If that's true, maybe this time we can get it right. Maybe we can stop wasting time and energy talking about walls, and fences, and police stops. Because it's all about jobs.

Illegal immigrants don't take the risks they do to enter this country because they want to be closer to the Dodgers or have easier access to pizza. They want jobs. That's the magnet.

As Bruce Morrison, former chair of the House Subcommittee on Immigration, wrote recently in the Washington Post, "The principal attraction for illegal immigrants is jobs. So preventing unauthorized employment is the linchpin of a pro-American immigration system."

Let's remind ourselves of two important and related points: 1.) Physically sorting out the nation's 12 million illegal immigrants who are Hispanic from the 40 million Hispanics who are legal residents is a fantasy. 2.) No border wall or fence is high or broad enough to stop illegal immigration.

What relates those points is what's common to both -- the jobs that are available on this side of the wall or fence. Jobs will hold the people who are already here illegally, and irresistibly attract those on the other side.

Most Americans want some sort of immigration control. A new poll that the Society for Human Resource Management (SHRM) and National Journal conducted with the Pew Research Center last week found that the majority of Americans ranked jobs (81 percent) and action on immigration (59 percent) as very important for Congress to address. But they're also averse to drastic measures to remove immigrants working here now.
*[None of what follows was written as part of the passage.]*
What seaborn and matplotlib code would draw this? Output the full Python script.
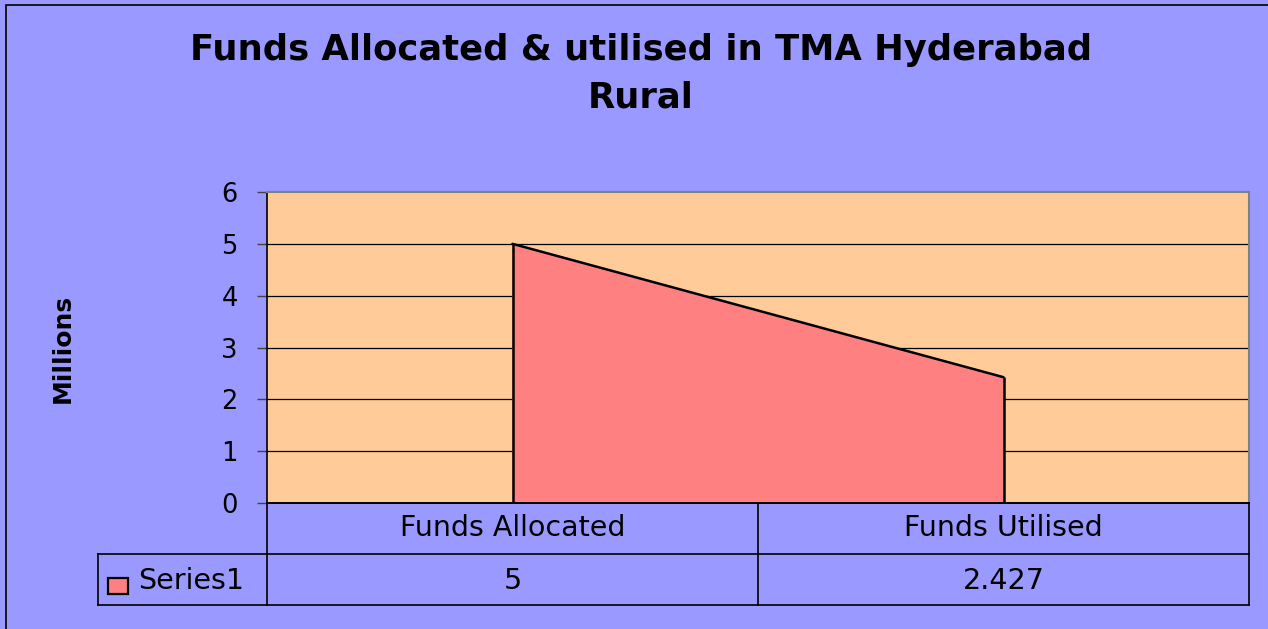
import numpy as np
import matplotlib
matplotlib.use("Agg")
import matplotlib.pyplot as plt
import seaborn as sns
import pandas as pd

# chart data
categories = ["Funds Allocated", "Funds Utilised"]
values = [5, 2.427]
value_labels = ["5", "2.427"]
series_name = "Series1"
yticks = [0, 1, 2, 3, 4, 5, 6]

bg = "#9999FF"
plot_bg = "#FFCC99"
area_col = "#FF8080"

sns.set_style("white")
plt.rcParams["font.family"] = ["DejaVu Sans"]
plt.rcParams["text.color"] = "black"
plt.rcParams["ytick.color"] = "black"

W, H = 1268, 629
fig = plt.figure(figsize=(W / 100, H / 100), dpi=100)
fig.patch.set_facecolor(bg)

def fbox(x0, y0, x1, y1):
    # pixel box (top-left origin) -> figure fraction rect
    return [x0 / W, 1 - y1 / H, (x1 - x0) / W, (y1 - y0) / H]

# outer frame (only left/top edges fall inside the image)
fig.add_artist(plt.Rectangle((6 / W, -0.1), 1.2, 1.1 - 5 / H,
                             transform=fig.transFigure, fill=False,
                             edgecolor="black", lw=1.2))

ax = fig.add_axes(fbox(267, 192, 1249, 503))
ax.set_facecolor(plot_bg)

df = pd.DataFrame({"pos": np.arange(len(categories)), "value": values})
ax.fill_between(df["pos"], df["value"], 0, color=area_col, zorder=2)
sns.lineplot(data=df, x="pos", y="value", color="black", lw=1.8, ax=ax, zorder=3)
ax.vlines(df["pos"], 0, df["value"], color="black", lw=1.8, zorder=3)

ax.set_xlim(-0.5, len(categories) - 0.5)
ax.set_ylim(0, 6)
ax.set_yticks(yticks)
ax.set_yticklabels([str(t) for t in yticks], fontsize=18.5)
ax.set_xticks([])
ax.set_xlabel("")
ax.set_ylabel("")
for t in yticks[1:-1]:
    ax.axhline(t, color="black", lw=0.9, zorder=1)
ax.tick_params(axis="y", direction="out", length=7, width=1, color="#444444", pad=14,
               left=True)
ax.spines["left"].set_color("black")
ax.spines["left"].set_linewidth(1.2)
for s in ["top", "right"]:
    ax.spines[s].set_color("#808080")
    ax.spines[s].set_linewidth(1.5)
ax.spines["bottom"].set_color("black")
ax.spines["bottom"].set_linewidth(1.4)

fig.text(63 / W, 1 - 348 / H, "Millions", rotation=90, ha="center", va="center",
         fontsize=18, fontweight="bold")

fig.text(641 / W, 1 - 50 / H, "Funds Allocated & utilised in TMA Hyderabad",
         ha="center", va="center", fontsize=25.5, fontweight="bold")
fig.text(641 / W, 1 - 98 / H, "Rural",
         ha="center", va="center", fontsize=25.5, fontweight="bold")

# data table below the axis
xl = -0.5 - (267 - 98) / (1249 - 267) * len(categories)
xr = len(categories) - 0.5
tab = fig.add_axes(fbox(98, 503, 1249, 605))
tab.set_xlim(xl, xr)
tab.set_ylim(0, 2)
tab.axis("off")
lc = dict(color="black", lw=1.2, clip_on=False, solid_capstyle="projecting")
tab.plot([xl, xr], [1, 1], **lc)
tab.plot([xl, xr], [0, 0], **lc)
tab.plot([xl, xl], [0, 1], **lc)
for b in np.arange(len(categories) + 1) - 0.5:
    tab.plot([b, b], [0, 2], **lc)
for i, (c, v) in enumerate(zip(categories, value_labels)):
    tab.text(i, 1.5, c, ha="center", va="center", fontsize=20.5)
    tab.text(i, 0.47, v, ha="center", va="center", fontsize=20.5)
px = (xr - xl) / (1249 - 98)
tab.add_patch(plt.Rectangle((xl + 10 * px, 2 * (605 - 594) / 102), 20 * px, 2 * 16 / 102,
                            facecolor=area_col, edgecolor="black", lw=1.6, clip_on=False))
tab.text(xl + 40 * px, 0.47, series_name, ha="left", va="center", fontsize=20.5)

fig.savefig("out.png", dpi=100, facecolor=bg)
George Will (Washington Post, 5/2) , referring to those 12 million illegal immigrants (60 percent of whom have been here for more than five years), said Americans won't tolerate the police methods that would be needed to round up and deport the equivalent of the population of Ohio. He estimated it would take a bumper-to-bumper bus convoy of 200,000 buses stretching 1,700 miles.

The answer isn't draconian police measures or walls so big they could only be computer-created in a Steven Spielberg movie. The answer is effective document and identity verification. Make jobs available to only legal applicants. Then, only legal residents will stay, and only legal visitors will arrive.

Those of us in the HR profession aren't big fans of E-Verify, the voluntary federal program for document verification that is rapidly becoming mandatory. This government endorsement comes despite a federal study showing that E-Verify can fail nearly two thirds of the time. What brings it down is the growing sophistication of bogus documents, plus stolen identities.

SHRM, which has 250,000 members and is the world's largest HR organization, agrees with Rep. Morrison that the answer is the proposed New Employee Verification Act (NEVA). Those such as Congressmen Sam Johnson (R-TX) and Paul Ryan (R-WI) support NEVA because it provides a reliable system for both document verification and identity authentication.

It's time to have a robust and inclusive debate about immigration that's based on facts and equity for everyone, not fear and partisan politics. And let's celebrate that the U.S. is still seen as a land of opportunity, hope -- and fairness.